GIVEN EXERCISE =>
Reproduce the listing exactly, with no pictures in your copy.

SUPPLIED DATA =>
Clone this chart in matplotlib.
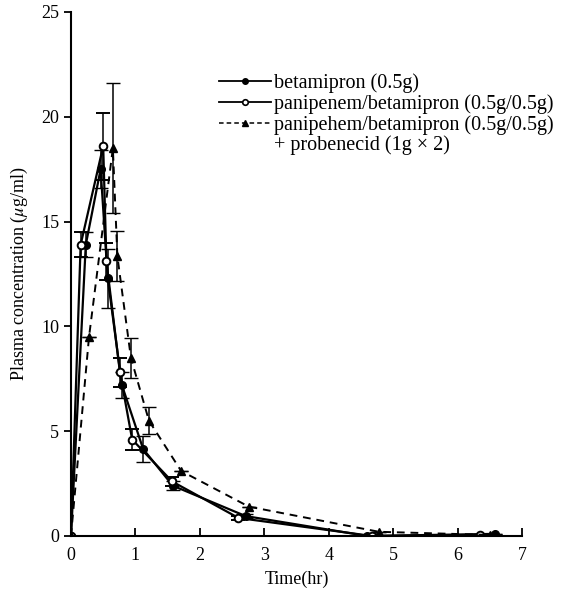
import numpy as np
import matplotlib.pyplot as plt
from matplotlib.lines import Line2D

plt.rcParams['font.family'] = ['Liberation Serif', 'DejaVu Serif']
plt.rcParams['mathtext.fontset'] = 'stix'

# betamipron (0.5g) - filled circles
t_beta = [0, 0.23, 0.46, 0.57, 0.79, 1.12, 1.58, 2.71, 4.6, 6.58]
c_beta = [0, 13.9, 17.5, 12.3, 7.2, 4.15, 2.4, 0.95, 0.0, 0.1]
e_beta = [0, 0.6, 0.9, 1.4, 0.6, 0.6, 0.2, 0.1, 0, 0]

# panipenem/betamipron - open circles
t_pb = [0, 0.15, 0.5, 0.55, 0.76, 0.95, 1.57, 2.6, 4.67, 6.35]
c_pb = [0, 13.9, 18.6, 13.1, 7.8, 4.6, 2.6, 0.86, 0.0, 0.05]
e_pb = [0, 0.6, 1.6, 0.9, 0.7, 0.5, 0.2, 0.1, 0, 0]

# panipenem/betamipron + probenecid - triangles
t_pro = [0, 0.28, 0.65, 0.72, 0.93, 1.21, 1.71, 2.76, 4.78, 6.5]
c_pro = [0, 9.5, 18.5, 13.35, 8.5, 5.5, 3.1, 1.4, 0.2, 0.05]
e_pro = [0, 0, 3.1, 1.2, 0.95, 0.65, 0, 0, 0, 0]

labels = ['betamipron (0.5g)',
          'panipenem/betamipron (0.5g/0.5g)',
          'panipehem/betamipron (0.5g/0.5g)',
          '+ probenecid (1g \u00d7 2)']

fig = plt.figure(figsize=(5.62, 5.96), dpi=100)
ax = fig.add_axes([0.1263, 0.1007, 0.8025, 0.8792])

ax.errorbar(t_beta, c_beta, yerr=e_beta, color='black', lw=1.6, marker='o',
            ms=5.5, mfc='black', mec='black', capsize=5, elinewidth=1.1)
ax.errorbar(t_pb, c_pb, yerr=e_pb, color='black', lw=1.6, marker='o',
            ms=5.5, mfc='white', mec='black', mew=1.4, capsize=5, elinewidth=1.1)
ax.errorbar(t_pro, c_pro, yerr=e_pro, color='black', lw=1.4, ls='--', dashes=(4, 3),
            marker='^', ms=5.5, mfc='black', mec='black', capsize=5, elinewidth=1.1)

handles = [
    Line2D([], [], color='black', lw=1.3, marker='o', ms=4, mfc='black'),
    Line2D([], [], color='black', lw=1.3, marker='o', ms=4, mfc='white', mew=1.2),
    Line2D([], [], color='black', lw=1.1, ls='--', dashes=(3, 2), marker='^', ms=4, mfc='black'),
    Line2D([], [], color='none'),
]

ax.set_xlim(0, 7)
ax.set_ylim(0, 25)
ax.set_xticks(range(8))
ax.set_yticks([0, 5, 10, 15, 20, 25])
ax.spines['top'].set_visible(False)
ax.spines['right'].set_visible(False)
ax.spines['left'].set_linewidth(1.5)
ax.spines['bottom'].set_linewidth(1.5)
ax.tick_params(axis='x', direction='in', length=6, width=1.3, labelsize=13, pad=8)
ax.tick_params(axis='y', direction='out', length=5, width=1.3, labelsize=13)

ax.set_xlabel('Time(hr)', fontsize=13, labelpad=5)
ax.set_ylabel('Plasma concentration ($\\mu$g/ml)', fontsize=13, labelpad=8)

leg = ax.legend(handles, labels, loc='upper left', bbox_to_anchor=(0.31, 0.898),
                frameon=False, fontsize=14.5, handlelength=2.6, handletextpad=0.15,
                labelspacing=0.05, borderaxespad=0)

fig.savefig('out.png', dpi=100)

SOLUTION FOR THIS PROBLEM =>
Clone this chart in matplotlib.
import numpy as np
import matplotlib.pyplot as plt
from matplotlib.lines import Line2D

plt.rcParams['font.family'] = ['Liberation Serif', 'DejaVu Serif']
plt.rcParams['mathtext.fontset'] = 'stix'

# betamipron (0.5g) - filled circles
t_beta = [0, 0.23, 0.46, 0.57, 0.79, 1.12, 1.58, 2.71, 4.6, 6.58]
c_beta = [0, 13.9, 17.5, 12.3, 7.2, 4.15, 2.4, 0.95, 0.0, 0.1]
e_beta = [0, 0.6, 0.9, 1.4, 0.6, 0.6, 0.2, 0.1, 0, 0]

# panipenem/betamipron - open circles
t_pb = [0, 0.15, 0.5, 0.55, 0.76, 0.95, 1.57, 2.6, 4.67, 6.35]
c_pb = [0, 13.9, 18.6, 13.1, 7.8, 4.6, 2.6, 0.86, 0.0, 0.05]
e_pb = [0, 0.6, 1.6, 0.9, 0.7, 0.5, 0.2, 0.1, 0, 0]

# panipenem/betamipron + probenecid - triangles
t_pro = [0, 0.28, 0.65, 0.72, 0.93, 1.21, 1.71, 2.76, 4.78, 6.5]
c_pro = [0, 9.5, 18.5, 13.35, 8.5, 5.5, 3.1, 1.4, 0.2, 0.05]
e_pro = [0, 0, 3.1, 1.2, 0.95, 0.65, 0, 0, 0, 0]

labels = ['betamipron (0.5g)',
          'panipenem/betamipron (0.5g/0.5g)',
          'panipehem/betamipron (0.5g/0.5g)',
          '+ probenecid (1g \u00d7 2)']

fig = plt.figure(figsize=(5.62, 5.96), dpi=100)
ax = fig.add_axes([0.1263, 0.1007, 0.8025, 0.8792])

ax.errorbar(t_beta, c_beta, yerr=e_beta, color='black', lw=1.6, marker='o',
            ms=5.5, mfc='black', mec='black', capsize=5, elinewidth=1.1)
ax.errorbar(t_pb, c_pb, yerr=e_pb, color='black', lw=1.6, marker='o',
            ms=5.5, mfc='white', mec='black', mew=1.4, capsize=5, elinewidth=1.1)
ax.errorbar(t_pro, c_pro, yerr=e_pro, color='black', lw=1.4, ls='--', dashes=(4, 3),
            marker='^', ms=5.5, mfc='black', mec='black', capsize=5, elinewidth=1.1)

handles = [
    Line2D([], [], color='black', lw=1.3, marker='o', ms=4, mfc='black'),
    Line2D([], [], color='black', lw=1.3, marker='o', ms=4, mfc='white', mew=1.2),
    Line2D([], [], color='black', lw=1.1, ls='--', dashes=(3, 2), marker='^', ms=4, mfc='black'),
    Line2D([], [], color='none'),
]

ax.set_xlim(0, 7)
ax.set_ylim(0, 25)
ax.set_xticks(range(8))
ax.set_yticks([0, 5, 10, 15, 20, 25])
ax.spines['top'].set_visible(False)
ax.spines['right'].set_visible(False)
ax.spines['left'].set_linewidth(1.5)
ax.spines['bottom'].set_linewidth(1.5)
ax.tick_params(axis='x', direction='in', length=6, width=1.3, labelsize=13, pad=8)
ax.tick_params(axis='y', direction='out', length=5, width=1.3, labelsize=13)

ax.set_xlabel('Time(hr)', fontsize=13, labelpad=5)
ax.set_ylabel('Plasma concentration ($\\mu$g/ml)', fontsize=13, labelpad=8)

leg = ax.legend(handles, labels, loc='upper left', bbox_to_anchor=(0.31, 0.898),
                frameon=False, fontsize=14.5, handlelength=2.6, handletextpad=0.15,
                labelspacing=0.05, borderaxespad=0)

fig.savefig('out.png', dpi=100)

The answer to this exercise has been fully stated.